Google’s parent company Alphabet is pumping billions of dollars into its networking strategy as it works to build — and own — the artificial intelligence (AI) ecosystem, according to MTN Consulting’s Alphabet Playbook.
This report is the third in the consulting firm’s Webscale Playbook series, covering the “Super 8” webscale network operators: Alibaba, Alphabet, Amazon, Apple, Baidu, Facebook, Microsoft, and Tencent. It looks at Alphabet’s quarterly earnings and spending priorities, as well as the company’s networking strategy and disruptive impact on the network infrastructure market.
Alphabet has recently been spending more on capex than research and development as it builds data centers, submarine cables, and other network infrastructure, the report says.
For example, in February 2018, Google announced a $2.5 billion investment for 2018 alone to expand or open new data centers across the U.S. It also opened three new data centers in Switzerland and is spending $140 million on facilities in Chile. And in July 2018, Google Cloud announced plans to build its second intercontinental subsea cable network slated to go live in 2020. These activities — along with its $2.4 billion Chelsea Market deal to expand its New York campus — boosted the company’s capex spend, which peaked in the third quarter of 2018 at 17.2 percent of revenues.
Meanwhile, its research and development spend remained stable at about 15 percent of revenues for the past several quarters.
MTN Consulting says its analysis of webscale network operators shows Alphabet’s share of network and IT capex “recovered significantly” since the third quarter of 2016, to reach its peak at 17.1 percent in the last 12 months ending in the third quarter of 2018. This share is better than Amazon’s (15 percent) and Microsoft’s (12.8 percent) over the same period.
Alphabet will continue pumping money into its network infrastructure as it works to narrow the gap with the two top cloud providers Amazon and Microsoft, the report says. “Notably, Alphabet’s private subsea cable investment is seen as a move in the right direction as it could also bring benefits beyond performance and capacity,” it reads. These include reduced network vulnerability and better flexibility and cost benefits as it removes dependence on telcos operating the cable networks.
End-to-End AI Stack
The company’s aggressive networking strategy will also help it build an end-to-end AI ecosystem. This AI technology includes its edge tensor processing unit (TPU) hardware and cloud-based IoT and edge software. Google first announced its AI-focused TPUs in 2016, and launched two updated versions in the subsequent years. Additionally, Google has partnered with several chip vendors including NXP Semiconductors, Arm, Harting, Hitachi Vantara, Nexcom, and Nokia to bring its TPU kits to market.

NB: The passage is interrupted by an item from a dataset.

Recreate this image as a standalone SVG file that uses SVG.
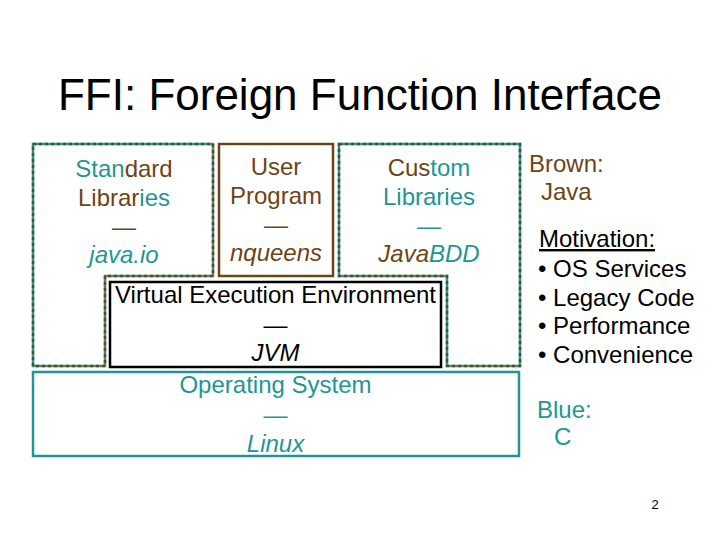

Last October, Google announced that LG was one of the first adopters of its Edge TPUs. As part of its push to differentiate itself as the go-to cloud for AI workloads, Google has said it is the only cloud provider with integrated software and a custom hardware stack for machine learning and IoT in the cloud and at the edge.
But while it’s partnering with some chipmakers on its AI-focused hardware, the company’s progress in this space also puts it in direct competition with its existing vendor partners including Nvidia and Intel. The report says supply chain could be another challenge for Google, which doesn’t have the logistics and related services to support a large number of customers for its new Edge TPUs.